— start —

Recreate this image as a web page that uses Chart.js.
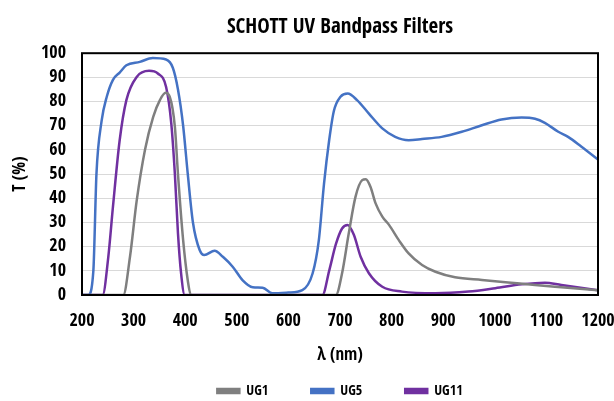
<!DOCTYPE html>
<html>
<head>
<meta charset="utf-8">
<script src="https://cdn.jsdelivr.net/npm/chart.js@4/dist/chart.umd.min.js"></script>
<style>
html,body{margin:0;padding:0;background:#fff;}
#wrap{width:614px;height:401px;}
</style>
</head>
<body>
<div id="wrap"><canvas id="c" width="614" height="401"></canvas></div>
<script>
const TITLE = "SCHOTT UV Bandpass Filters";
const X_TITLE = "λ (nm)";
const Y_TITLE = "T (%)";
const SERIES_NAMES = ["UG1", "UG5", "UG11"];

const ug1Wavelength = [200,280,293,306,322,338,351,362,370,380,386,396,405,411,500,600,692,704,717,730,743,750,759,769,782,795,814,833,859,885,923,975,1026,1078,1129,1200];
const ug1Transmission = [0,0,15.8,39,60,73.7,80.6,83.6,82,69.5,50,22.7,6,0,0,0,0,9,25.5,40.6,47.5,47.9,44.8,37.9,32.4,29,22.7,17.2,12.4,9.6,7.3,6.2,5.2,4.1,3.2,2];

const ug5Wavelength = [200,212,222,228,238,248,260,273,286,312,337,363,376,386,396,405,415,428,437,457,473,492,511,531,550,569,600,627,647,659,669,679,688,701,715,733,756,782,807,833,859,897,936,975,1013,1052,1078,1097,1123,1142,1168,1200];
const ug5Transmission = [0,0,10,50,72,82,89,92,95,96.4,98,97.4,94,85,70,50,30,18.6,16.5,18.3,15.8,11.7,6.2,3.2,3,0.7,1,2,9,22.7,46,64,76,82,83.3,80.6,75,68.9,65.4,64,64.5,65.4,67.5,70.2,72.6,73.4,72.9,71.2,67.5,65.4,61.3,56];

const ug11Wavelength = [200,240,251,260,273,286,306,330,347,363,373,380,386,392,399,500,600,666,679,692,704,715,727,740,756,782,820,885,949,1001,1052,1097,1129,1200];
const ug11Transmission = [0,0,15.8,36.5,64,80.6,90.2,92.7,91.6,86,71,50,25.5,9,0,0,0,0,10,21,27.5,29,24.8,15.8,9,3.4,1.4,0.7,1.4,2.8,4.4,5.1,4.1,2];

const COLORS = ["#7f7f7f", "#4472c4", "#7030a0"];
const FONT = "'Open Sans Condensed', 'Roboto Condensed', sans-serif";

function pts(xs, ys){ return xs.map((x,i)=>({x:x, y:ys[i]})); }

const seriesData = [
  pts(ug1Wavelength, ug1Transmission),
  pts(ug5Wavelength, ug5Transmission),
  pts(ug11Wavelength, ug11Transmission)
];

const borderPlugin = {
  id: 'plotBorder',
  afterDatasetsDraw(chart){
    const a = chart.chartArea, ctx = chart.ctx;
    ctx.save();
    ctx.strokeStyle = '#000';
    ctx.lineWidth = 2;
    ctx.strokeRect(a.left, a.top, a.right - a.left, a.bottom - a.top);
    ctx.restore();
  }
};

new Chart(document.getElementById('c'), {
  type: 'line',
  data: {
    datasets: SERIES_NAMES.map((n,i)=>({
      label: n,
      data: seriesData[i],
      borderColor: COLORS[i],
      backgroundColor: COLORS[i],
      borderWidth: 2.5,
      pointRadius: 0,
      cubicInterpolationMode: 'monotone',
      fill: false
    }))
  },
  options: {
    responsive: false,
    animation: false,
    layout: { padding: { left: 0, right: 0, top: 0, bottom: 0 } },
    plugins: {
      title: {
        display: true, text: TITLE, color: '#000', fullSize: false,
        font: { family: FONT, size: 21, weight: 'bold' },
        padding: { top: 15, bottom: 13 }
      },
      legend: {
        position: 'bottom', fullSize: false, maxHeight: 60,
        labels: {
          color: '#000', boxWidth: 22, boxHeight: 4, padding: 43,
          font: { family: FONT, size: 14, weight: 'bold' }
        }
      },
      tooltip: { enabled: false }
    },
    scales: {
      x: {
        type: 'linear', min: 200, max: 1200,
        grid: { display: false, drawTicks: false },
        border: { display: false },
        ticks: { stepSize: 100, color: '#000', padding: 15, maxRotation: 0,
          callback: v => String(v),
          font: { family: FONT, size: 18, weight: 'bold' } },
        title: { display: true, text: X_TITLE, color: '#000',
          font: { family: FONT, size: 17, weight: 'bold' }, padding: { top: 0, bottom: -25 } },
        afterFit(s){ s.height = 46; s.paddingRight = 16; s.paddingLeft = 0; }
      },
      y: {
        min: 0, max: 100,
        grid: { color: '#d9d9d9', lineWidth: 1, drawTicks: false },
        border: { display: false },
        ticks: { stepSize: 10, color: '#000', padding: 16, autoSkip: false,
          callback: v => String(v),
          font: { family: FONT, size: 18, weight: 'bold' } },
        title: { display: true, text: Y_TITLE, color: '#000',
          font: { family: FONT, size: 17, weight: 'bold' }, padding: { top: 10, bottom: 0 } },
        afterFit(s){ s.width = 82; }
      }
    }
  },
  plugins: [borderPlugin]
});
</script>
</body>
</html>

— end —

WHAT YOU HAVE TO DO :: Leave out the pictures and reproduce the rest of the listing exactly.

EXPECTED OUTPUT ::
Recreate this image as a web page that uses Chart.js.
<!DOCTYPE html>
<html>
<head>
<meta charset="utf-8">
<script src="https://cdn.jsdelivr.net/npm/chart.js@4/dist/chart.umd.min.js"></script>
<style>
html,body{margin:0;padding:0;background:#fff;}
#wrap{width:614px;height:401px;}
</style>
</head>
<body>
<div id="wrap"><canvas id="c" width="614" height="401"></canvas></div>
<script>
const TITLE = "SCHOTT UV Bandpass Filters";
const X_TITLE = "λ (nm)";
const Y_TITLE = "T (%)";
const SERIES_NAMES = ["UG1", "UG5", "UG11"];

const ug1Wavelength = [200,280,293,306,322,338,351,362,370,380,386,396,405,411,500,600,692,704,717,730,743,750,759,769,782,795,814,833,859,885,923,975,1026,1078,1129,1200];
const ug1Transmission = [0,0,15.8,39,60,73.7,80.6,83.6,82,69.5,50,22.7,6,0,0,0,0,9,25.5,40.6,47.5,47.9,44.8,37.9,32.4,29,22.7,17.2,12.4,9.6,7.3,6.2,5.2,4.1,3.2,2];

const ug5Wavelength = [200,212,222,228,238,248,260,273,286,312,337,363,376,386,396,405,415,428,437,457,473,492,511,531,550,569,600,627,647,659,669,679,688,701,715,733,756,782,807,833,859,897,936,975,1013,1052,1078,1097,1123,1142,1168,1200];
const ug5Transmission = [0,0,10,50,72,82,89,92,95,96.4,98,97.4,94,85,70,50,30,18.6,16.5,18.3,15.8,11.7,6.2,3.2,3,0.7,1,2,9,22.7,46,64,76,82,83.3,80.6,75,68.9,65.4,64,64.5,65.4,67.5,70.2,72.6,73.4,72.9,71.2,67.5,65.4,61.3,56];

const ug11Wavelength = [200,240,251,260,273,286,306,330,347,363,373,380,386,392,399,500,600,666,679,692,704,715,727,740,756,782,820,885,949,1001,1052,1097,1129,1200];
const ug11Transmission = [0,0,15.8,36.5,64,80.6,90.2,92.7,91.6,86,71,50,25.5,9,0,0,0,0,10,21,27.5,29,24.8,15.8,9,3.4,1.4,0.7,1.4,2.8,4.4,5.1,4.1,2];

const COLORS = ["#7f7f7f", "#4472c4", "#7030a0"];
const FONT = "'Open Sans Condensed', 'Roboto Condensed', sans-serif";

function pts(xs, ys){ return xs.map((x,i)=>({x:x, y:ys[i]})); }

const seriesData = [
  pts(ug1Wavelength, ug1Transmission),
  pts(ug5Wavelength, ug5Transmission),
  pts(ug11Wavelength, ug11Transmission)
];

const borderPlugin = {
  id: 'plotBorder',
  afterDatasetsDraw(chart){
    const a = chart.chartArea, ctx = chart.ctx;
    ctx.save();
    ctx.strokeStyle = '#000';
    ctx.lineWidth = 2;
    ctx.strokeRect(a.left, a.top, a.right - a.left, a.bottom - a.top);
    ctx.restore();
  }
};

new Chart(document.getElementById('c'), {
  type: 'line',
  data: {
    datasets: SERIES_NAMES.map((n,i)=>({
      label: n,
      data: seriesData[i],
      borderColor: COLORS[i],
      backgroundColor: COLORS[i],
      borderWidth: 2.5,
      pointRadius: 0,
      cubicInterpolationMode: 'monotone',
      fill: false
    }))
  },
  options: {
    responsive: false,
    animation: false,
    layout: { padding: { left: 0, right: 0, top: 0, bottom: 0 } },
    plugins: {
      title: {
        display: true, text: TITLE, color: '#000', fullSize: false,
        font: { family: FONT, size: 21, weight: 'bold' },
        padding: { top: 15, bottom: 13 }
      },
      legend: {
        position: 'bottom', fullSize: false, maxHeight: 60,
        labels: {
          color: '#000', boxWidth: 22, boxHeight: 4, padding: 43,
          font: { family: FONT, size: 14, weight: 'bold' }
        }
      },
      tooltip: { enabled: false }
    },
    scales: {
      x: {
        type: 'linear', min: 200, max: 1200,
        grid: { display: false, drawTicks: false },
        border: { display: false },
        ticks: { stepSize: 100, color: '#000', padding: 15, maxRotation: 0,
          callback: v => String(v),
          font: { family: FONT, size: 18, weight: 'bold' } },
        title: { display: true, text: X_TITLE, color: '#000',
          font: { family: FONT, size: 17, weight: 'bold' }, padding: { top: 0, bottom: -25 } },
        afterFit(s){ s.height = 46; s.paddingRight = 16; s.paddingLeft = 0; }
      },
      y: {
        min: 0, max: 100,
        grid: { color: '#d9d9d9', lineWidth: 1, drawTicks: false },
        border: { display: false },
        ticks: { stepSize: 10, color: '#000', padding: 16, autoSkip: false,
          callback: v => String(v),
          font: { family: FONT, size: 18, weight: 'bold' } },
        title: { display: true, text: Y_TITLE, color: '#000',
          font: { family: FONT, size: 17, weight: 'bold' }, padding: { top: 10, bottom: 0 } },
        afterFit(s){ s.width = 82; }
      }
    }
  },
  plugins: [borderPlugin]
});
</script>
</body>
</html>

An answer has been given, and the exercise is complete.